After US President Donald Trump unleashed US$60bn in tariffs against Chinese exporters, China hinted that retaliation can be expected.

The US today invoked section 301 of the US Trade Act of 1974, an arcane piece of trade legislation that allows a president to unilaterally impose trade tariffs.

301 has not been used in the WTO era, and will target Chinese industries that the US claims have stolen its intellectual property, including aerospace, ICT and machinery. These sectors will be subject to 25% tariffs.

A factsheet from the US trade representative (USTR) says that “an interagency team of subject matter experts and economists estimates that China’s policies result in harm to the US economy of at least US$50bn per year”.

In his own verbal statement, Donald Trump said the tariffs would be worth US$60bn. “It is the largest deficit of any country in the history of our world. It’s out of control. We have a tremendous intellectual property theft situation going on, which likewise is hundreds of billions of dollars,” he said.

These tariffs are in addition to the levies placed on US imports of aluminium and steel which, while not directly targeting China, will certainly have an impact on its industrial exports. The move comes on the same day the EU negotiated a reprieve from Trump’s metal tariffs, days after Australia did the same.

Immediately, China has threatened to hit back, with the ministry of commerce saying that US pork and steel pipes will be among those likely to be hit with retaliatory tariffs, which will cost US$3bn to the US economy.

The US stock market lost 300 points on the announcement of new US tariffs, with the likes of Caterpillar and Boeing, which are heavily exposed to China, losing significant value.

Analysts have been weighing the economic impact of the trade war, with many claiming that the US action will be counter productive.

“One of the remarkable things that’s happened over the last generation has been the dispersion of our supply chains. You don’t make an automobile from bending metal to the final paint job in one factory anymore, all functions are spread out across the economy and the economy is global,” says Rod Hunter, partner at law firm Baker McKenzie.

“When you impose tariffs on aluminium or steel or through 301, you in many cases are increasing the price of input for products manufactured by Americans. The immediate effects of these actions will be higher prices for consumers, an impact on employment as related party trade becomes more expensive, and China imposing its own tariffs in retaliation.”

Meanwhile, the tariffs are not expected to have the scything impact on the Chinese economy that Trump undoubtedly hopes. In a note, Capital Economics’ Asia analyst Mark Williams says that total US goods imports from China last year came to US$506bn, or around 2.5% of China’s GDP. The US$50bn or US$60bn of products being mentioned today therefore contributed around 0.25% to China’s GDP last year.

Williams adds: “All told, we suspect that the loss to China from these tariffs is likely to come to no more than 0.1% of GDP. The upshot is that today’s tariffs amount to no more than a slap on the wrist for China. China won’t change its ways. Worries about escalation therefore won’t go away.”

Deborah Elms, the executive director at the Asian Trade Centre, questions the validity of the sanctions in the first place, saying that “the announcement today has left more questions than answers”.

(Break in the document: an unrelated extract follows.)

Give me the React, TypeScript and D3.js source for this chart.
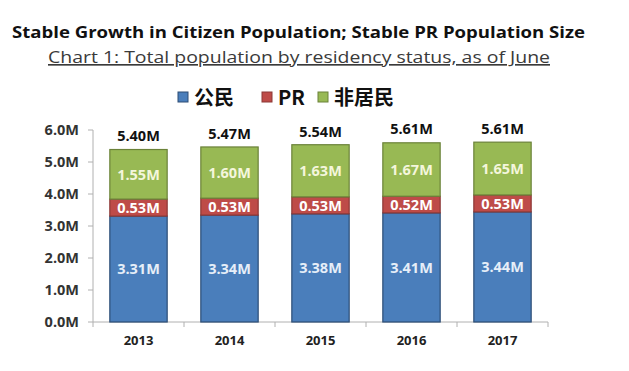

She adds: “Having moved forward now with tariffs and investment restrictions, the Trump team has launched a trade war without, first, having a clear sense of the point of the war. The original announcement about the section 301 complaint was muddled. Was this dispute about IP theft? Was it about technology transfer? About both issues? National security concerns got added as well.

“While Trump may think that trade wars are easy to launch and win, it seems rather clear that his tiny team involved in this decision today to push back against China has not sufficiently planned for this one. The US has, unfortunately, experience in what happens when launching wars without clear plans – they escalate, linger, consume far more resources than ever anticipated, and ultimately fail.”